I also do not view friendship as some sort of hierarchy. If I would think of all my friends only as valuable or elevators, I would see myself at the ground floor, waiting for them to come down and open the doors for me, after they have transported more important people between the higher layers of this pseudo-spiritual building. I would feel as their cage. It all would add to my latent inferiority complex and most likely I would end up somewhere under a bridge after some time with all these elevators. This does not mean that I need "weaker" friends to feel a bit superior in my life; it just means that the whole elevator thing simply doesn’t apply to people that I like or love.

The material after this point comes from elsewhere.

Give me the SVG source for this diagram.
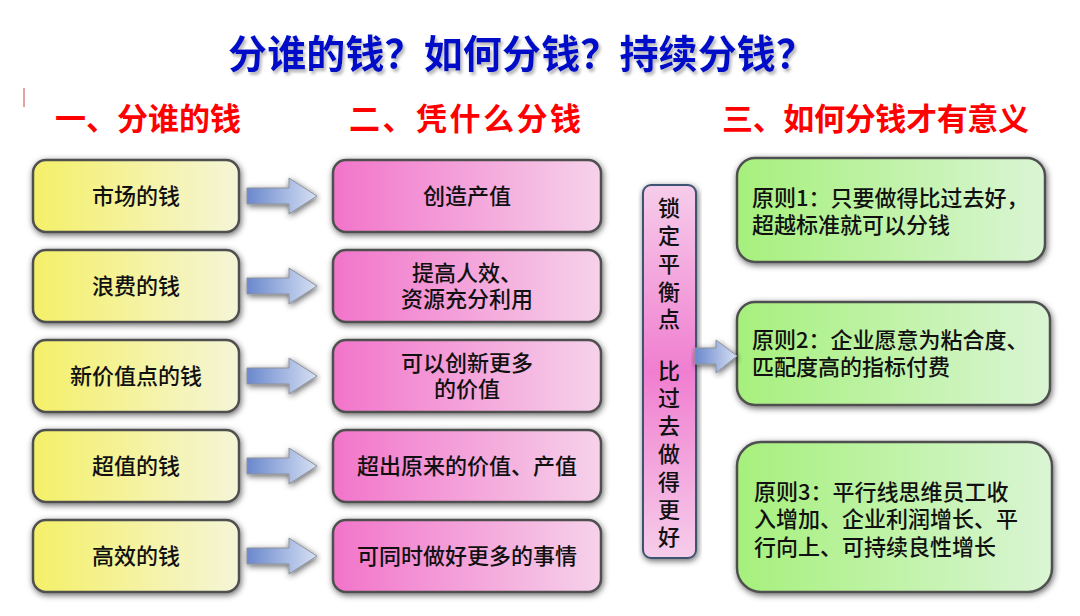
<svg xmlns="http://www.w3.org/2000/svg" width="1080" height="616" viewBox="0 0 1080 616">
<defs>
<linearGradient id="gy" x1="0" y1="0" x2="1" y2="0"><stop offset="0" stop-color="#F4F068"/><stop offset="1" stop-color="#F5F5D8"/></linearGradient>
<linearGradient id="gp" x1="0" y1="0" x2="1" y2="0"><stop offset="0" stop-color="#F274CA"/><stop offset="1" stop-color="#F6D2EA"/></linearGradient>
<linearGradient id="gg" x1="0" y1="0" x2="1" y2="0"><stop offset="0" stop-color="#A6F07C"/><stop offset="1" stop-color="#DAF5D4"/></linearGradient>
<linearGradient id="gv" x1="0" y1="0" x2="0" y2="1"><stop offset="0" stop-color="#F6CDEA"/><stop offset="0.5" stop-color="#F07ED0"/><stop offset="1" stop-color="#F6CDEA"/></linearGradient>
<linearGradient id="ga" x1="0" y1="0" x2="1" y2="0"><stop offset="0" stop-color="#6A88CC"/><stop offset="1" stop-color="#D6E0F4"/></linearGradient>
<filter id="sh" x="-10%" y="-20%" width="120%" height="140%">
<feGaussianBlur in="SourceAlpha" stdDeviation="3"/>
<feOffset dx="1" dy="2" result="b"/>
<feFlood flood-color="#000" flood-opacity="0.6"/>
<feComposite in2="b" operator="in"/>
<feMerge><feMergeNode/><feMergeNode in="SourceGraphic"/></feMerge>
</filter>
<filter id="ts" x="-5%" y="-20%" width="110%" height="150%">
<feGaussianBlur in="SourceAlpha" stdDeviation="1.5"/>
<feOffset dx="2" dy="3" result="b"/>
<feFlood flood-color="#888" flood-opacity="0.6"/>
<feComposite in2="b" operator="in"/>
<feMerge><feMergeNode/><feMergeNode in="SourceGraphic"/></feMerge>
</filter>
<path id="arr" d="M0,-8 H42 V-18 L70,0 L42,18 V8 H0 Z"/>
</defs>
<style>
.t{font-family:"Noto Sans CJK SC","Noto Sans",sans-serif;font-size:22px;font-weight:500;fill:#111;}
.c{text-anchor:middle;}
.box{stroke:#505050;stroke-width:2.5;filter:url(#sh);}
.ar{fill:url(#ga);stroke:#8a8f9a;stroke-width:1;filter:url(#sh);}
.h{font-family:"Noto Sans CJK SC","Noto Sans",sans-serif;font-size:31px;font-weight:bold;fill:#FF0000;}
</style>
<rect width="1080" height="616" fill="#fff"/>
<g id="title"><text x="228" y="68" textLength="587" font-family="Noto Sans CJK SC, sans-serif" font-size="39" font-weight="bold" fill="#0010C8" filter="url(#ts)">分谁的钱？如何分钱？持续分钱？</text></g>
<line x1="24" y1="88" x2="24" y2="107" stroke="#D04040" stroke-width="1"/>
<g id="headers">
<text class="h" x="55" y="130" textLength="186">一、分谁的钱</text>
<text class="h" x="349" y="130" textLength="232">二、凭什么分钱</text>
<text class="h" x="722" y="130" textLength="307">三、如何分钱才有意义</text>
</g>
<g id="col1">
<g id="y1"><rect class="box" x="33" y="160" width="206" height="72" rx="13" fill="url(#gy)"/><text class="t c" x="136" y="204">市场的钱</text></g>
<g id="y2"><rect class="box" x="33" y="250" width="206" height="72" rx="13" fill="url(#gy)"/><text class="t c" x="136" y="294">浪费的钱</text></g>
<g id="y3"><rect class="box" x="33" y="340" width="206" height="72" rx="13" fill="url(#gy)"/><text class="t c" x="136" y="384">新价值点的钱</text></g>
<g id="y4"><rect class="box" x="33" y="430" width="206" height="72" rx="13" fill="url(#gy)"/><text class="t c" x="136" y="474">超值的钱</text></g>
<g id="y5"><rect class="box" x="33" y="520" width="206" height="72" rx="13" fill="url(#gy)"/><text class="t c" x="136" y="564">高效的钱</text></g>
</g>
<g id="col2">
<g id="p1"><rect class="box" x="333" y="160" width="268" height="72" rx="13" fill="url(#gp)"/><text class="t c" x="467" y="204">创造产值</text></g>
<g id="p2"><rect class="box" x="333" y="250" width="268" height="72" rx="13" fill="url(#gp)"/><text class="t c" x="467" y="281">提高人效、</text><text class="t c" x="467" y="307">资源充分利用</text></g>
<g id="p3"><rect class="box" x="333" y="340" width="268" height="72" rx="13" fill="url(#gp)"/><text class="t c" x="467" y="371">可以创新更多</text><text class="t c" x="467" y="397">的价值</text></g>
<g id="p4"><rect class="box" x="333" y="430" width="268" height="72" rx="13" fill="url(#gp)"/><text class="t c" x="467" y="474">超出原来的价值、产值</text></g>
<g id="p5"><rect class="box" x="333" y="520" width="268" height="72" rx="13" fill="url(#gp)"/><text class="t c" x="467" y="564">可同时做好更多的事情</text></g>
</g>
<g id="vbox">
<rect x="643" y="185" width="53" height="373" rx="8" fill="url(#gv)" stroke="#3E5272" stroke-width="2" filter="url(#sh)"/>
<text class="t c" x="669" y="216">锁</text>
<text class="t c" x="669" y="244">定</text>
<text class="t c" x="669" y="272">平</text>
<text class="t c" x="669" y="300">衡</text>
<text class="t c" x="669" y="327">点</text>
<text class="t c" x="669" y="379">比</text>
<text class="t c" x="669" y="406">过</text>
<text class="t c" x="669" y="434">去</text>
<text class="t c" x="669" y="462">做</text>
<text class="t c" x="669" y="490">得</text>
<text class="t c" x="669" y="518">更</text>
<text class="t c" x="669" y="545">好</text>
</g>
<g id="green">
<g id="g1"><rect class="box" x="737" y="158" width="308" height="104" rx="18" fill="url(#gg)"/><text class="t" x="752" y="206">原则1：只要做得比过去好，</text><text class="t" x="752" y="233">超越标准就可以分钱</text></g>
<g id="g2"><rect class="box" x="737" y="302" width="313" height="103" rx="18" fill="url(#gg)"/><text class="t" x="752" y="348">原则2：企业愿意为粘合度、</text><text class="t" x="752" y="375">匹配度高的指标付费</text></g>
<g id="g3"><rect class="box" x="737" y="442" width="315" height="150" rx="24" fill="url(#gg)"/><text class="t" x="754" y="500">原则3：平行线思维员工收</text><text class="t" x="754" y="527">入增加、企业利润增长、平</text><text class="t" x="754" y="555">行向上、可持续良性增长</text></g>
</g>
<g id="connectors">
<use href="#arr" class="ar" transform="translate(247,196)"/>
<use href="#arr" class="ar" transform="translate(247,286)"/>
<use href="#arr" class="ar" transform="translate(247,376)"/>
<use href="#arr" class="ar" transform="translate(247,466)"/>
<use href="#arr" class="ar" transform="translate(247,556)"/>
<path class="ar" d="M695,348 H716 V340 L737,356 L716,373 V364 H695 Z"/>
</g>
</svg>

So what does Steve see differently here than I do? He judges his friends by his own values (as he wrote when talking about loyalty) and one of his values is already included in the subtitle of his website: "Personal Development". That is the road he sees as desirable to walk down and whatever guy is on the way, asking for wasting a night on the town, will be classified as a cage and removed in a friendly but perfectly clear way.

To my understanding – and I might be very wrong here, – this way of thinking can be summarized in a single sentence: If you are not profitable for me, get out of my life. If it's that what one calls "smart" or intelligent, I will give back my brain at the next occasion.

But I do not want to be too ironic about this. I disagreed with Steve's "Are your friends an elevator or a cage" already during reading it and that made me think about my own ideas about friendship. In his terminology Steve might say, that he triggered more consciousness within me. That is right and I am grateful for that, but it does not change me disagreeing with him.